I’m a huge fan of Corey Webster – not only is he an outstanding play maker (2 interceptions this week!), he’s also keenly aware of reality:
“We still have a long ways to go, but it is easily corrected off of a ‘W’ instead of a ‘L.’ We made some mistakes, but we get to correct them. We have two weeks to do that so hopefully we get started moving in the right direction now.”
This is the sort of comment he makes after a win – no wonder I admire his play so much. Webster must know that yesterday’s win was achieved not only due to some good play by the Giants, of course, but also some tremendous mistakes by the Buffalo Bills.

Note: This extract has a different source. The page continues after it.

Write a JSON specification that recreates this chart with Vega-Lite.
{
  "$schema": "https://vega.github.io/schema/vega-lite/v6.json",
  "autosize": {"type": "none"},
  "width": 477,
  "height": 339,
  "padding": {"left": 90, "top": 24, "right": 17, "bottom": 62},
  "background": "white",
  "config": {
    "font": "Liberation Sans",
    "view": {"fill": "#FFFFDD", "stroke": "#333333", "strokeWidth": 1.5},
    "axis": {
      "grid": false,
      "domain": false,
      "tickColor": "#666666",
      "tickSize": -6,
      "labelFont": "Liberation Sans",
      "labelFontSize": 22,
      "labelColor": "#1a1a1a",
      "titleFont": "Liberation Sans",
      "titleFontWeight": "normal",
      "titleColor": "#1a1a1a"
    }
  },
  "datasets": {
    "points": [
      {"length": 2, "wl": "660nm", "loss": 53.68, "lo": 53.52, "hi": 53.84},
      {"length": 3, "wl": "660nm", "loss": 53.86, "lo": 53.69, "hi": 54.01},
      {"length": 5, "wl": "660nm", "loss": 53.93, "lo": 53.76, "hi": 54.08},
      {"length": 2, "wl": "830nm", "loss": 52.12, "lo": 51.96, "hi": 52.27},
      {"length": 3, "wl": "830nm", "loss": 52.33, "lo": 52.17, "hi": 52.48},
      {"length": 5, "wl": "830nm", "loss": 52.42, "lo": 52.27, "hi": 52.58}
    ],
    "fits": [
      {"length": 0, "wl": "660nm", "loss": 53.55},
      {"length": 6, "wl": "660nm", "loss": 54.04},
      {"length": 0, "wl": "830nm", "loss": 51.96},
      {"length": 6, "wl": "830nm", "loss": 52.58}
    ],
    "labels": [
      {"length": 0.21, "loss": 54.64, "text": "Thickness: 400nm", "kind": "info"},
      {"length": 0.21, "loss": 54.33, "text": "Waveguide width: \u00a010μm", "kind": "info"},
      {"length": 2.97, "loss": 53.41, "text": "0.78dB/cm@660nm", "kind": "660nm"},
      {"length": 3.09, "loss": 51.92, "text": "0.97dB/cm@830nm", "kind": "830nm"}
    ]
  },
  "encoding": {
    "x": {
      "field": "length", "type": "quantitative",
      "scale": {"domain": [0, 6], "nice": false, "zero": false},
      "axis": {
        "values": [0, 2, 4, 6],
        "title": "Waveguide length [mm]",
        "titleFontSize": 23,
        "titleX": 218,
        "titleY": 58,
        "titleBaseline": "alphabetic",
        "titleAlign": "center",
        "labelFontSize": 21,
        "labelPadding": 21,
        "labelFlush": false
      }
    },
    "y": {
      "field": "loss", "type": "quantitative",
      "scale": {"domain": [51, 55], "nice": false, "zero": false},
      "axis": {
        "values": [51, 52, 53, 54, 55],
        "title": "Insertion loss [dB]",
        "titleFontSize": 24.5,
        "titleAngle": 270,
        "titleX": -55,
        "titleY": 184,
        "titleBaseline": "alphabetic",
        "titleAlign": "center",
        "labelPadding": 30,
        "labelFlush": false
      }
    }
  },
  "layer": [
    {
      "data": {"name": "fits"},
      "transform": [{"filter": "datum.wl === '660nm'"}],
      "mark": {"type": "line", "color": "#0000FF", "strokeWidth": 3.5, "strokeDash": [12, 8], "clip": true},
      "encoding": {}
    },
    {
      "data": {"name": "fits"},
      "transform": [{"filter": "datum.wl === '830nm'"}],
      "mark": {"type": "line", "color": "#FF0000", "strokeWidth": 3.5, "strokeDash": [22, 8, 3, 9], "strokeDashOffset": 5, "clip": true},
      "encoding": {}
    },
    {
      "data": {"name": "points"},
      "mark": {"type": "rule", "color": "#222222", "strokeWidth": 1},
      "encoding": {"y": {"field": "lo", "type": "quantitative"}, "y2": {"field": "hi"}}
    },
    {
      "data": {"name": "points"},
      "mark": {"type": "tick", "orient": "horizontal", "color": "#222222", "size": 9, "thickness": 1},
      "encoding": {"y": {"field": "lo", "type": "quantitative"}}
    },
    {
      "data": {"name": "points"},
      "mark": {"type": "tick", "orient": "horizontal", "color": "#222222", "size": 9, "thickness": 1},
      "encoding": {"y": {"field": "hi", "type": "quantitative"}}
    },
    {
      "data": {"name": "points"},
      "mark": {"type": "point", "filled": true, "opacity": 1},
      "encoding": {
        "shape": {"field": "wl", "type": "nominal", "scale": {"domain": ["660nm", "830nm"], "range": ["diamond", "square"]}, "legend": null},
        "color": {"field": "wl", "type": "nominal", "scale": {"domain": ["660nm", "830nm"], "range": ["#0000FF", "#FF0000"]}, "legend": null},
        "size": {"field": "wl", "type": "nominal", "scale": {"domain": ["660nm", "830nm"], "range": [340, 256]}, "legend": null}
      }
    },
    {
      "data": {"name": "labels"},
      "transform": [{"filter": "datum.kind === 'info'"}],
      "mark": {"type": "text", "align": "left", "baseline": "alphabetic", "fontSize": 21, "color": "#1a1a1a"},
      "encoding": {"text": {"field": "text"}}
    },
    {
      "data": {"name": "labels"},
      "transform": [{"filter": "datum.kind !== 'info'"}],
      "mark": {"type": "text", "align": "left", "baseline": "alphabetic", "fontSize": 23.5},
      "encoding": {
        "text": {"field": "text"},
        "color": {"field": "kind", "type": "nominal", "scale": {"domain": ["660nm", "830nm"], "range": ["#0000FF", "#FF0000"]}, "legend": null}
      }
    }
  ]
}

Both teams committed 3 penalties, but the Bills pass interference and face mask penalties in the fourth quarter were back breakers for them and W makers for the Giants. If the Bills don’t commit those blatant fourth quarter penalties, we could be looking at a different outcome, and I think Corey Webster understands that.
Eli Manning had a stellar game – 21 of 32 for 292 yards and no interceptions! Coupling this with Ahmad Bradshaw’s 104 rushing yards and 3 touchdowns and that’s good offensive production. The defense also had a great second half by allowing the Bills to score only once.Still, the New York Giants problems are there for all to see. I don’t expect Bradshaw to rush for 100 yards every week and although it seems that Victor Cruz is quickly becoming a fan favorite, I don’t see him being the answer at wide receive any more than I do Hakeem Nicks or Mario Manningham. I have always believed that to win a Super Bowl, a team has to have an elite receive, and I just don’t see that guy on the Giants roster at this time.
Enjoy the bye week!
I decided to take a few days and give myself some space after the Giants’ Monday night win over the Rams – watching my team play so poorly against another team that is even worse than they are leaves a bad taste in my mouth. Where to begin…
The defense doesn’t look too bad, but giving up 16 points to the Rams is disappointing, no matter how you look at it.
Can anybody on this team catch? Even when they’re wide open, Giants receivers can barely catch the ball, or it straight up bounces off their chest or hands.
Eli Manning isn’t exactly setting the world on fire. Back foot, anyone?
Still, the Giants might find a way to worm their way into the playoffs and as they get guys back from injury, maybe things will look up. Let’s see what they do against the Eagles – hopefully, Michael Vick will be able to play and the Giants can put a big hit on him; that alone would make the game worth watching, even if they get stomped.
I haven’t written a single word about my beloved New York Giants this season until now, and with good reason: they stink. I didn’t expect much last season, and I expect even less this year… why waste my time?
You can hunt for silver linings, cast undue grandeur on existing players or just call it what it is – a weak team that cannot sustain a single injury and already has several. Without Osi Umenyiora, Hakeem Nicks or Justin Tuck (not to mention Prince Amukamara and Travis Beckum), you might as well ask Eli Manning to throw with oven mitts on his hands. The bottom line is the Giants needed to improve their roster for this season, not let several of their better players leave. Without Kevin Boss, who will Eli Manning dump the ball off to when he gets tired of watching the ball bounce off the hands and chests of his other receivers? Without –
You know what, forget it. I hate to be so pessimistic, but I consider it a significant miracle that the Giants went 10-6 last year, and this season, it’s hard to expect any better than a .500 record, but it’s easy to question even that prediction. They don’t play these games on paper, but when you review the Giants roster, it’s hard to get excited about this team. Maybe Mario Manningham and Dominic Hixon will suddenly turn the corner on their career and evolve into elite players. That seems likely. Maybe Brandon Jacobs will work well and play nicely with others this season. Right.
Oh, and Monday Night Football – great. Everywhere I look, it says the game starts at 8:30 PM EST, but if it starts before 9, I will throw a parade in MNF’s honor. The only bright spot is that the Giants are favored tonight by 7 points – but again, they don’t play these games on paper.